We operate small indoor playground for kids. Sure, I wanted to have website,
but since almost all moms with small kids are on FB 24/7, Facebook Page was
obvious choice. Yes, it makes us platform dependent, but I won't expect our
target audience to play with RSS... Now this step bite us in the backside a
bit. It really sucks to be in the bad part of A/B test :)

------
ankyth27
If you are a small business owner and want to do paid promotion.Please not
spend on likes, and boosting posts also doesn't help much. Create ads with
very specific targeting and take users to your landing page and try to catch
them again with retargeting. This will help you reach better audience and let
you calculate definitive ROIs.

------
dingoonline
Big difference between what the article says:

 _" The idea behind the Explore Feed is to help Facebook users discover more
content across the social network, beyond posts from friends and Pages you
already follow. Instead, this feed surfaces recommended content it thinks you
might find interesting."_

And what the author of the Medium post says: _" All posts by pages are moved
from News Feed to Explore Feed.
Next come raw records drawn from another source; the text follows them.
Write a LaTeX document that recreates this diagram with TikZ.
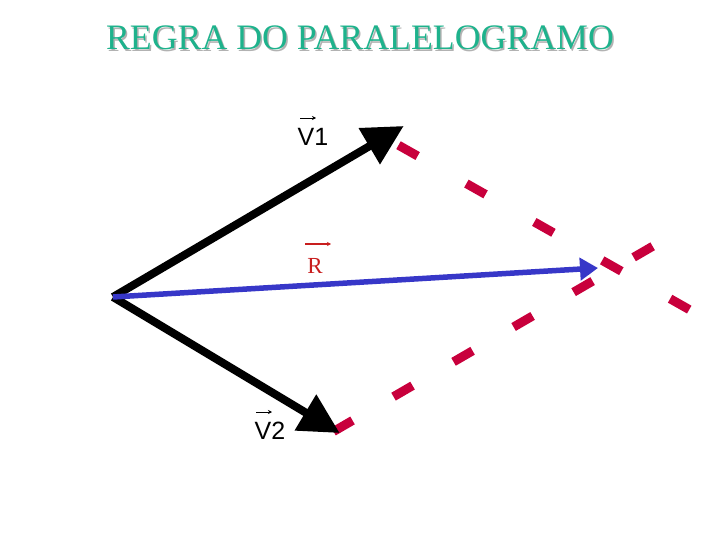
\documentclass[tikz,border=0pt]{standalone}
\usepackage{fontspec}
\setmainfont{Liberation Serif}
\newfontfamily\labsans{Liberation Sans}
\usetikzlibrary{arrows.meta}
\definecolor{titleteal}{RGB}{30,178,140}
\definecolor{dashred}{RGB}{200,0,60}
\definecolor{rblue}{RGB}{55,55,200}
\definecolor{rred}{RGB}{200,30,30}
\tikzset{
  vecblack/.style={line width=8pt, black, -{Triangle[length=40pt,width=40pt]}, shorten >=-2pt},
  vecblue/.style={line width=5.5pt, rblue, -{Triangle[length=18pt,width=22pt]}},
  dashA/.style={line width=9pt, dashred, dash pattern=on 22pt off 56pt},
  dashB/.style={line width=9pt, dashred, dash pattern=on 22pt off 47.4pt},
  veclab/.style={font=\labsans\fontsize{25}{25}\selectfont, inner sep=0pt},
  smallarr/.style={line width=0.9pt, -{Stealth[length=4pt,width=4pt]}}
}
\begin{document}
\begin{tikzpicture}[x=1pt,y=-1pt]
\useasboundingbox (0,0) rectangle (720,540);
% title
\node[gray!60, font=\fontsize{35.8}{36}\selectfont, inner sep=0pt] (tshadow) at (361.5,39.5) {REGRA DO PARALELOGRAMO};
\node[titleteal, font=\fontsize{35.8}{36}\selectfont, inner sep=0pt] (title) at (360,38) {REGRA DO PARALELOGRAMO};
% key points
\coordinate (O) at (113,297);
\coordinate (A) at (402,127);
\coordinate (B) at (338,432);
\coordinate (C) at (598,268);
\coordinate (d1s) at (398.5,145.2);
\coordinate (d1e) at (690,310);
\coordinate (d2s) at (333.5,431.5);
\coordinate (d2e) at (654,245.5);
% dashed parallels
\draw[dashA] (d1s) -- (d1e);
\draw[dashB] (d2s) -- (d2e);
% vectors
\draw[vecblack] (O) -- (A);
\draw[vecblack] (O) -- (B);
\draw[vecblue] (O) -- (C);
% labels
\node[veclab] (v1) at (313,137) {V1};
\coordinate (v1a) at (300,118);
\coordinate (v1b) at (316,118);
\draw[smallarr] (v1a) -- (v1b);
\node[veclab] (v2) at (270,431) {V2};
\coordinate (v2a) at (256,412);
\coordinate (v2b) at (272,412);
\draw[smallarr] (v2a) -- (v2b);
\node[rred, font=\fontsize{23}{23}\selectfont, inner sep=0pt] (r) at (315,266) {R};
\coordinate (ra) at (305,244);
\coordinate (rb) at (331,244);
\draw[smallarr, rred, line width=1.6pt] (ra) -- (rb);
\end{tikzpicture}
\end{document}
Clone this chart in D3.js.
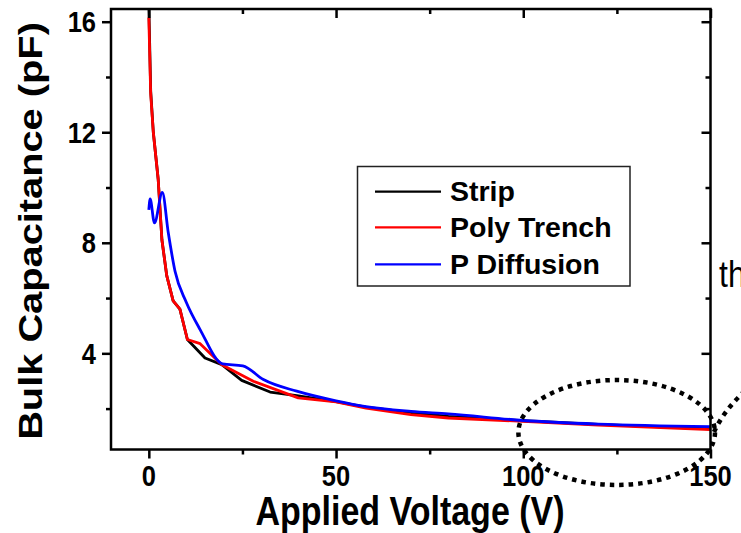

In main News Feed are now just friend and
sponsored posts."_

If the first is true, then eh. Another useless tab I won't ever use. If the
latter is true, then this is a gamechanger. Facebook has turned into the
literal feed of news for many people for many years at this point.

If it's reduced back down into what it was in 2010, it's going to outrage a
lot of older people who use it for more than a friend feed.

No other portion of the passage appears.